The anticonvulsive diphenylhydantoin (Dilantin) has been shown to inhibit the in vitro release of insulin from both the labile and storage β-cell pools. It has been used successfully to control refractory hypoglycemia, as evidenced by normal overnight fasting glucose levels and absence of hypoglycemia during total fasting of up to 24 hours (276;277). In only one-third or less of patients with benign insulinoma, however, is the hyperglycemic effect of Dilantin of any clinical significance. Furthermore, with the dosage required, ataxia, nystagmus, hypertrophic gums, and megaloblastic anemia may be side effects. Maintenance doses range from 300 to 600 mg/d. The concurrent administration of diazoxide lowers measurable blood levels of dilantin, and their concurrent use is not recommended.

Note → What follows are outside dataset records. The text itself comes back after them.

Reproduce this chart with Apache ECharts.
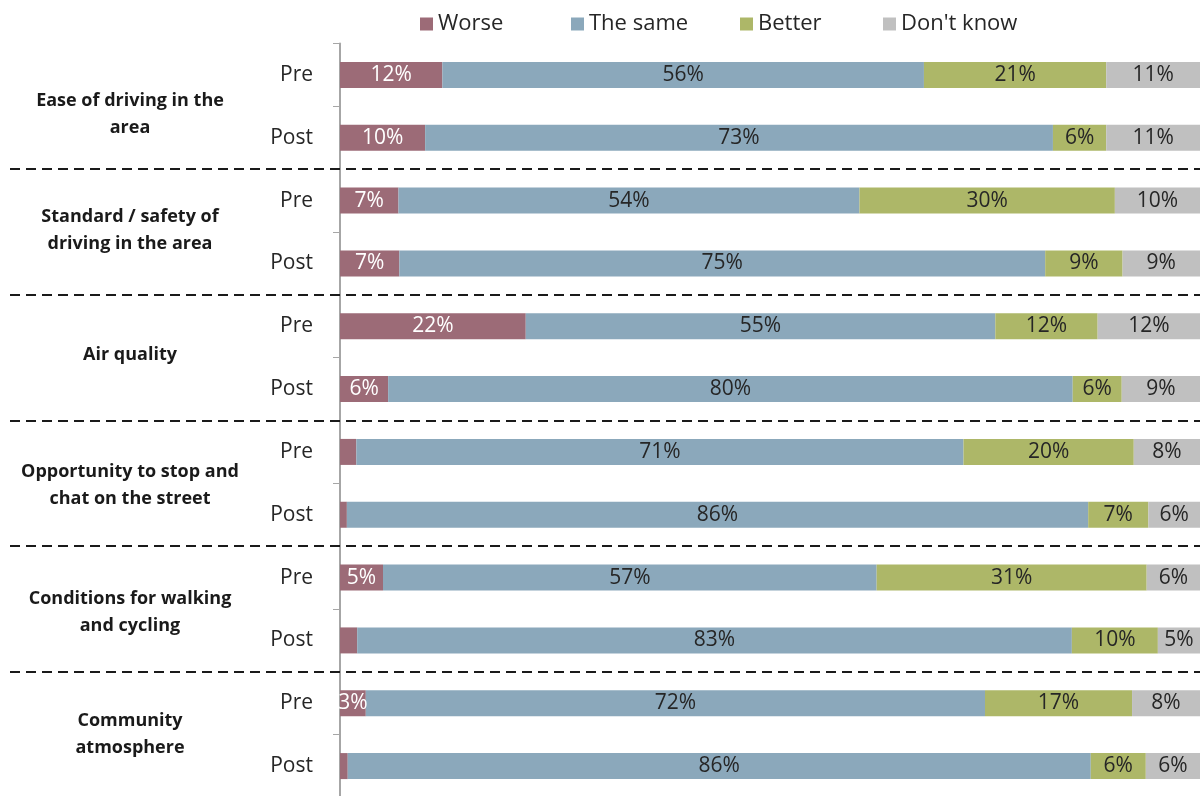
<!DOCTYPE html>
<html>
<head>
<meta charset="utf-8">
<script src="https://cdn.jsdelivr.net/npm/echarts@6/dist/echarts.min.js"></script>
<style>
  html, body { margin: 0; padding: 0; background: #fff; }
  #chart { width: 1201px; height: 796px; }
</style>
</head>
<body>
<div id="chart"></div>
<script>
// Perceptions before and after the scheme, share of respondents (%)
const groups = [
  'Ease of driving in the\narea',
  'Standard / safety of\ndriving in the area',
  'Air quality',
  'Opportunity to stop and\nchat on the street',
  'Conditions for walking\nand cycling',
  'Community\natmosphere'
];
const rows = ['Pre', 'Post', 'Pre', 'Post', 'Pre', 'Post', 'Pre', 'Post', 'Pre', 'Post', 'Pre', 'Post'];

const worse  = [11.9,  9.9,  6.8,  6.9, 21.6,  5.6,  1.9,  0.8,  5.0,  2.0,  3.0,  0.9];
const same   = [56.0, 73.0, 53.6, 75.1, 54.6, 79.6, 70.6, 86.2, 57.4, 83.1, 72.0, 86.4];
const better = [21.2,  6.2, 29.7,  9.0, 11.9,  5.7, 19.8,  7.0, 31.4, 10.0, 17.1,  6.4];
const dontKnow = [10.9, 10.9, 9.9,  9.0, 11.9,  9.1,  7.7,  6.0,  6.2,  4.9,  7.9,  6.3];

const seriesNames = ['Worse', 'The same', 'Better', "Don't know"];
const seriesValues = [worse, same, better, dontKnow];
const colors = ['#9c6b77', '#8ba8bb', '#adb768', '#c0c0c0'];
const labelColors = ['#ffffff', '#262626', '#262626', '#262626'];

const FONT = '"Open Sans", "Noto Sans", sans-serif';

// vertical nudge (px) of each question label from the middle of its pair of bars
const groupNudge = [8, -2, -3, 2, 3, 0];
// horizontal centre of the question labels
const groupLabelX = 130;

// left edge of each legend entry
const legendLefts = [415, 566, 735, 878];

const chart = echarts.init(document.getElementById('chart'), null, { renderer: 'canvas' });

const option = {
  animation: false,
  color: colors,
  textStyle: { fontFamily: FONT },
  legend: seriesNames.map((name, i) => ({
    top: 8,
    left: legendLefts[i],
    icon: 'rect',
    itemWidth: 13,
    itemHeight: 13,
    textStyle: { fontSize: 22, color: '#262626', fontFamily: FONT },
    data: [name]
  })),
  grid: { left: 340, right: 1, top: 43.5, height: 754, containLabel: false, outerBoundsMode: 'none' },
  xAxis: {
    type: 'value',
    min: 0,
    max: 100,
    show: false
  },
  yAxis: {
    type: 'category',
    data: rows,
    inverse: true,
    position: 'left',
    axisLine: { show: true, lineStyle: { color: '#a6a6a6', width: 2 } },
    axisTick: { show: true, length: 7, lineStyle: { color: '#a6a6a6', width: 1 } },
    axisLabel: { fontSize: 21, color: '#262626', margin: 27, fontFamily: FONT },
    splitLine: { show: false }
  },
  series: seriesNames.map((name, i) => ({
    name: name,
    type: 'bar',
    stack: 'total',
    barWidth: 26,
    data: seriesValues[i],
    itemStyle: { color: colors[i] },
    label: {
      show: true,
      position: 'inside',
      fontSize: 21,
      color: labelColors[i],
      fontFamily: FONT,
      formatter: p => (Math.round(p.value) >= 3 ? Math.round(p.value) + '%' : '')
    }
  }))
};

chart.setOption(option);

// Question labels and dashed separators, placed from the category axis
const rowY = i => chart.convertToPixel({ yAxisIndex: 0 }, i);
const extras = [];
groups.forEach((g, k) => {
  const yc = (rowY(2 * k) + rowY(2 * k + 1)) / 2 + groupNudge[k];
  extras.push({
    type: 'text',
    x: groupLabelX,
    y: yc,
    style: {
      text: g,
      align: 'center',
      verticalAlign: 'middle',
      fontSize: 18,
      fontWeight: 'bold',
      fontFamily: FONT,
      lineHeight: 27,
      fill: '#1a1a1a'
    }
  });
  if (k > 0) {
    const y = Math.round((rowY(2 * k - 1) + rowY(2 * k)) / 2);
    extras.push({
      type: 'line',
      shape: { x1: 10, y1: y, x2: 1200, y2: y },
      style: { stroke: '#1a1a1a', lineWidth: 2, lineDash: [10, 6] },
      z: 10
    });
  }
});
chart.setOption({ graphic: extras });
</script>
</body>
</html>
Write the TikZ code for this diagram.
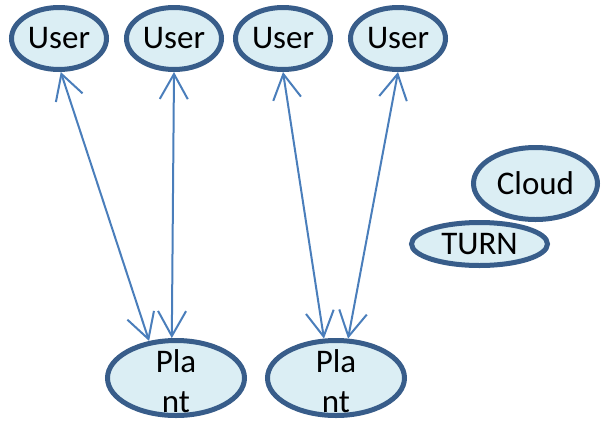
\documentclass[tikz,border=0pt]{standalone}
\usepackage{fontspec}
\setmainfont{Carlito}
\usetikzlibrary{shapes.geometric, arrows.meta}
\definecolor{bubblefill}{HTML}{DBEEF4}
\definecolor{bubbleline}{HTML}{385D8A}
\definecolor{linkblue}{HTML}{4A7EBB}
\tikzstyle{bubble} = [ellipse, inner sep=0pt, text centered, draw=bubbleline, line width=5pt, fill=bubblefill, font=\fontsize{33}{40}\selectfont]
\tikzstyle{user} = [bubble, minimum width=95pt, minimum height=62pt]
\tikzstyle{plant} = [bubble, minimum width=137pt, minimum height=75pt]
\tikzstyle{link} = [line width=2pt, draw=linkblue, {Straight Barb[length=25pt,width=28pt]}-{Straight Barb[length=25pt,width=28pt]}]
\newcommand{\twolines}[2]{\smash{\raisebox{-13pt}{\begin{tabular}{@{}c@{}}#1\\#2\end{tabular}}}}

\begin{document}
\begin{tikzpicture}[x=1pt, y=1pt, node distance=115pt]
\useasboundingbox (0,0) rectangle (608,-421);
\node (user1) [user] at (59,-38.5) {User};
\node (user2) [user, right of=user1] {User};
\node (user3) [user, right of=user2, xshift=-6pt] {User};
\node (user4) [user, right of=user3] {User};
\node (plant1) [plant] at (176,-378) {\twolines{Pla}{nt}};
\node (plant2) [plant, right of=plant1, xshift=45pt] {\twolines{Pla}{nt}};
\node (turn) [bubble, minimum width=136pt, minimum height=43pt] at (479.5,-244) {TURN};
\node (cloud) [bubble, minimum width=124pt, minimum height=72pt] at (535.5,-183.5) {Cloud};

\draw [link] (user1.-87) -- (plant1.126);
\draw [link] (user2.south) -- (plant1.96);
\draw [link] (user3.south) -- (plant2.107);
\draw [link] (user4.south) -- (plant2.73);

\end{tikzpicture}
\end{document}
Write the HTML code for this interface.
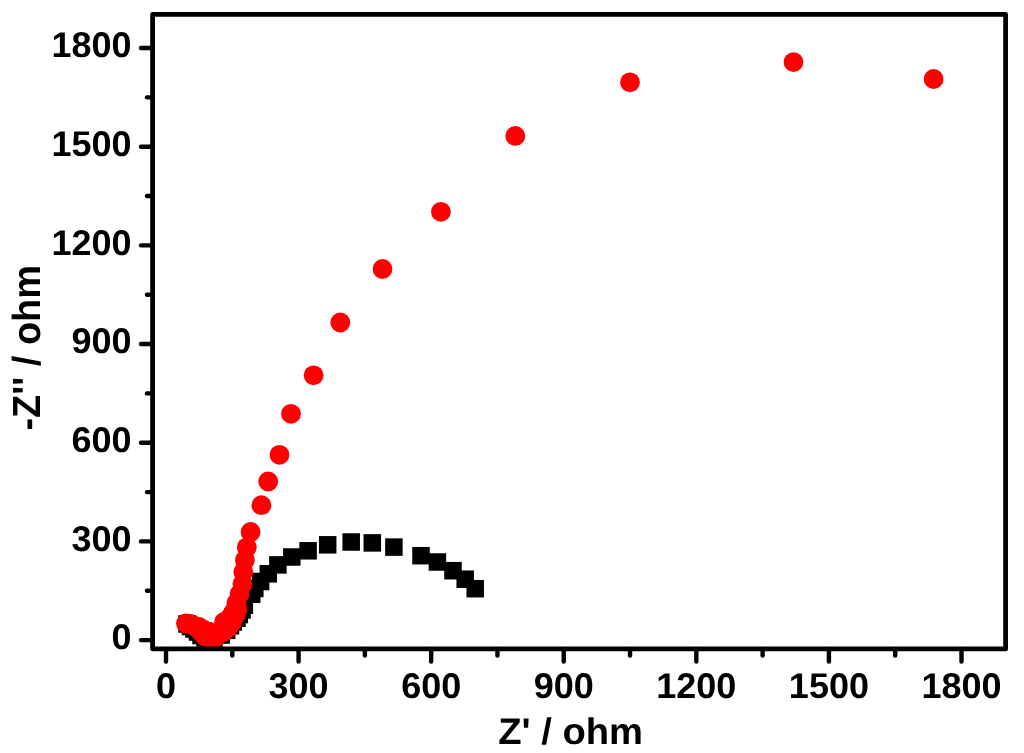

Long-acting Somatostatin Analogue

We initially reported the successful use of octreotide (Sandostatin) in prolonging the ability to fast in a patient with a benign insulinoma, (278) and a similar experience was reported by Osei and O’Dorisio (279) in a patient with a malignant tumor. Our more recent experience has shown a variety of responses not easily predictable by the clinical or biochemical profile. We have examined the effects of a long-acting octreotide analogue in seven patients with endogenous hyperinsulinism, five with proven single adenomas, one with multiple adenomas, and one with organic hyperinsulinism associated with MEN-1 (263). In two patients, and possibly a third, octreotide prolonged the ability to fast without hypoglycemia, with variable decreases in plasma insulin concentrations. A trial of long-term administration of octreotide in one of these patients gave only short-term relief of hypoglycemia. Octreotide did not improve, or actually worsened, plasma glucose levels on fasting in the other four patients. In contrast, oral administration of diazoxide to four of these patients was effective in raising plasma glucose levels. A child treated for nesidioblastosis did well initially but subsequently required pancreatectomy and also grew at only the third percentile. It is unlikely that octreotide will be a useful addition to the therapeutic armamentarium for treatment of organic hyperinsulinism, except in familial forms of nesidioblastosis.

Glucocorticoids

The use of glucocorticoids, which increase gluconeogenesis and cause insulin resistance, also can help to stabilize blood glucose at an acceptable level. Pharmacologic doses (prednisone, approximately 1 mg/kg) must be used.

Glucagon

Glucagon may help to raise blood glucose concentrations, but it may simultaneously directly stimulate the release of insulin.